Like mentioned above, you need someone to confirm the directions, have a spare tube, snack...encouragement, etc. 
I suppose it depends on where your route takes you. Ours go out to the middle of nowhere, sometimes we can't get a cell signal, you don't want to be alone in that situation.


----------



## KenSmithMT (Feb 17, 2012)

200 miles is a long way to go without catching a draft now and then. I did a double last fall with two friends. We had a great time and shared the pull time. That's not to say you shouldn't do it. We had that trip planned for a while and I was prepared to do it alone if they had to bail. If you go alone, be prepared to solve any issues that come up. Mechanical, weather, crashes, etc. If you're the kind of rider who enjoys your own company for 12+ hrs then get after it. If you need some inspiration. Check out the Tour Divde web site. 2,700 mile self supported mountain bike race. Made my 209 mile ride from Missoula to Bozeman seem like a trip to the grocery store. Have fun whichever way you go.


----------



## PhilD (May 16, 2005)

steel515 said:


> Those who ride 200+ in a day, do you ride by yourself or with others?
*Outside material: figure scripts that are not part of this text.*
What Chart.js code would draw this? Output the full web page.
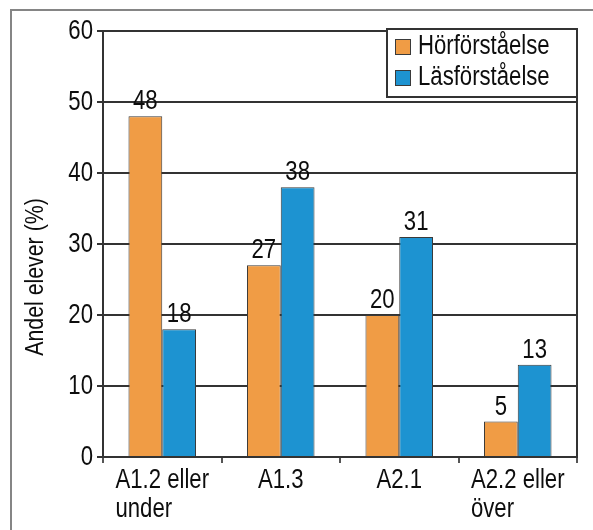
<!doctype html>
<html>
<head>
    <meta charset="UTF-8">
    <script src="https://cdn.jsdelivr.net/npm/chart.js"></script>
    <style>
        body { margin: 0; background: #fff; }
    </style>
</head>
<body>
<canvas id="level_graph" width="593" height="530"></canvas>

<script>
    // Data
    const categories = [['A1.2 eller', 'under'], ['A1.3'], ['A2.1'], ['A2.2 eller', 'över']];
    const seriesNames = ['Hörförståelse', 'Läsförståelse'];
    const listening = [48, 27, 20, 5];
    const reading = [18, 38, 31, 13];
    const yTicks = [0, 10, 20, 30, 40, 50, 60];
    const yTitle = 'Andel elever (%)';

    const FONT = '"Liberation Sans", Arial, sans-serif';
    const NARROW = 0.82;   // squeeze Liberation Sans to an Arial Narrow look
    const INK = '#0d0d0d';
    const LINE = '#333';

    function narrowWidth(ctx, text) {
        return ctx.measureText(text).width * NARROW;
    }

    function narrowText(ctx, text, x, y, align) {
        ctx.save();
        ctx.translate(x, y);
        ctx.scale(NARROW, 1);
        ctx.textAlign = align;
        ctx.fillText(text, 0, 0);
        ctx.restore();
    }

    // frame around the whole figure (top and left only)
    const framePlugin = {
        id: 'frame',
        beforeDraw(chart) {
            const ctx = chart.ctx;
            ctx.save();
            ctx.strokeStyle = '#858585';
            ctx.lineWidth = 2;
            ctx.beginPath();
            ctx.moveTo(11, 530);
            ctx.lineTo(11, 10);
            ctx.lineTo(593, 10);
            ctx.stroke();
            ctx.restore();
        }
    };

    // right edge of the plot, all text and the legend
    const decorPlugin = {
        id: 'decor',
        afterDatasetsDraw(chart) {
            const ctx = chart.ctx;
            ctx.save();
            ctx.font = '27px ' + FONT;
            ctx.fillStyle = INK;
            ctx.textBaseline = 'alphabetic';
            chart.data.datasets.forEach((ds, di) => {
                chart.getDatasetMeta(di).data.forEach((bar, i) => {
                    narrowText(ctx, String(ds.data[i]), bar.x, bar.y - 7, 'center');
                });
            });
            ctx.restore();
        },
        afterDraw(chart) {
            const ctx = chart.ctx;
            const area = chart.chartArea;
            const xs = chart.scales.x;
            const ys = chart.scales.y;
            ctx.save();

            ctx.strokeStyle = LINE;
            ctx.lineWidth = 2;
            ctx.beginPath();
            ctx.moveTo(area.right, area.top - 1);
            ctx.lineTo(area.right, area.bottom + 1);
            ctx.stroke();

            // y tick labels
            ctx.font = '27px ' + FONT;
            ctx.fillStyle = INK;
            ctx.textBaseline = 'middle';
            yTicks.forEach(v => {
                narrowText(ctx, String(v), area.left - 10, ys.getPixelForValue(v) + 1, 'right');
            });

            // category labels: lines left-aligned, block centred under the group
            ctx.textBaseline = 'alphabetic';
            categories.forEach((lines, i) => {
                const cx = xs.getPixelForValue(i);
                const w = Math.max(...lines.map(l => narrowWidth(ctx, l)));
                lines.forEach((l, k) => {
                    narrowText(ctx, l, cx - w / 2, area.bottom + 31 + k * 29, 'left');
                });
            });

            // y axis title
            ctx.save();
            ctx.translate(36, 277);
            ctx.rotate(-Math.PI / 2);
            ctx.scale(NARROW, 1);
            ctx.font = '26px ' + FONT;
            ctx.textAlign = 'center';
            ctx.textBaseline = 'middle';
            ctx.fillText(yTitle, 0, 0);
            ctx.restore();

            // legend box
            const bw = 190, bh = 68;
            const bx = area.right - bw, by = area.top - 2;
            ctx.fillStyle = '#fff';
            ctx.fillRect(bx, by, bw, bh);
            ctx.strokeStyle = LINE;
            ctx.lineWidth = 2;
            ctx.strokeRect(bx, by, bw, bh);
            ctx.font = '27px ' + FONT;
            ctx.textBaseline = 'middle';
            chart.data.datasets.forEach((ds, di) => {
                const sy = by + 10 + di * 31;
                ctx.fillStyle = ds.backgroundColor;
                ctx.fillRect(bx + 8, sy, 15, 15);
                ctx.strokeStyle = '#3a3a3a';
                ctx.lineWidth = 1;
                ctx.strokeRect(bx + 8.5, sy + 0.5, 15, 15);
                ctx.fillStyle = INK;
                narrowText(ctx, ds.label, bx + 31, sy + 8, 'left');
            });
            ctx.restore();
        }
    };

    new Chart(document.getElementById('level_graph'), {
        type: 'bar',
        data: {
            labels: categories,
            datasets: [
                {
                    label: seriesNames[0],
                    data: listening,
                    backgroundColor: '#F09C45',
                    borderColor: '#3a3a3a',
                    borderWidth: 1
                },
                {
                    label: seriesNames[1],
                    data: reading,
                    backgroundColor: '#1D93D1',
                    borderColor: '#3a3a3a',
                    borderWidth: 1
                }
            ]
        },
        options: {
            responsive: false,
            animation: false,
            layout: { padding: { top: 31, right: 16, left: 0, bottom: 0 } },
            categoryPercentage: 0.57,
            barPercentage: 1,
            plugins: {
                legend: { display: false },
                tooltip: { enabled: false }
            },
            scales: {
                x: {
                    afterFit(scale) { scale.height = 73; },
                    ticks: { display: false },
                    grid: {
                        drawOnChartArea: false,
                        drawTicks: true,
                        tickLength: 6,
                        color: '#555',
                        lineWidth: 2,
                        offset: true
                    },
                    border: { color: LINE, width: 2 }
                },
                y: {
                    min: yTicks[0],
                    max: yTicks[yTicks.length - 1],
                    afterFit(scale) { scale.width = 103; },
                    ticks: { stepSize: 10, display: false },
                    grid: { color: LINE, lineWidth: 2, tickLength: 6 },
                    border: { color: LINE, width: 2 }
                }
            }
        },
        plugins: [framePlugin, decorPlugin]
    });
</script>
</body>
</html>
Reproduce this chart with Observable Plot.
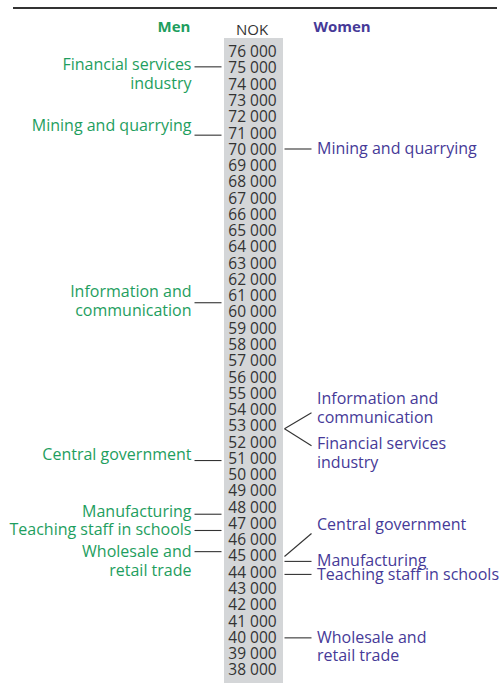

Does it have to be one or the other? There aren't too many doubles offered in my area so one option I have for going long is to do a 50 mile pre-ride to an organized century and then ride 50 miles home afterwards. The pre-ride is often quite serene and the ride home can be a real character builder.


----------



## KenSmithMT (Feb 17, 2012)

That sounds like a great approach. Keep in mind during the group 100 that they are riding half of what you are and pace yourself accordingly. Have you taken into consideration the time if day? Do you have time to ride 50 miles before the start of the century? We started our double at 4:30 based more on traffic than daylight. There is very little traffic at 4:30 am when riding in the dark. We finished before sunset to avoid riding in some high traffic areas at dusk and after dark. 
Good luck!


----------



## cyclist brent (Apr 13, 2011)

i second the idea of doing a preride and post ride. That's how I eek out extra distance from the local weekly rides. This weekend I'm doing a 62 mile ride that starts about 10 miles south of my house. Riding there and back gives me 80+ miles. I expect the 62 to be fast so I'll take it easy there and back. 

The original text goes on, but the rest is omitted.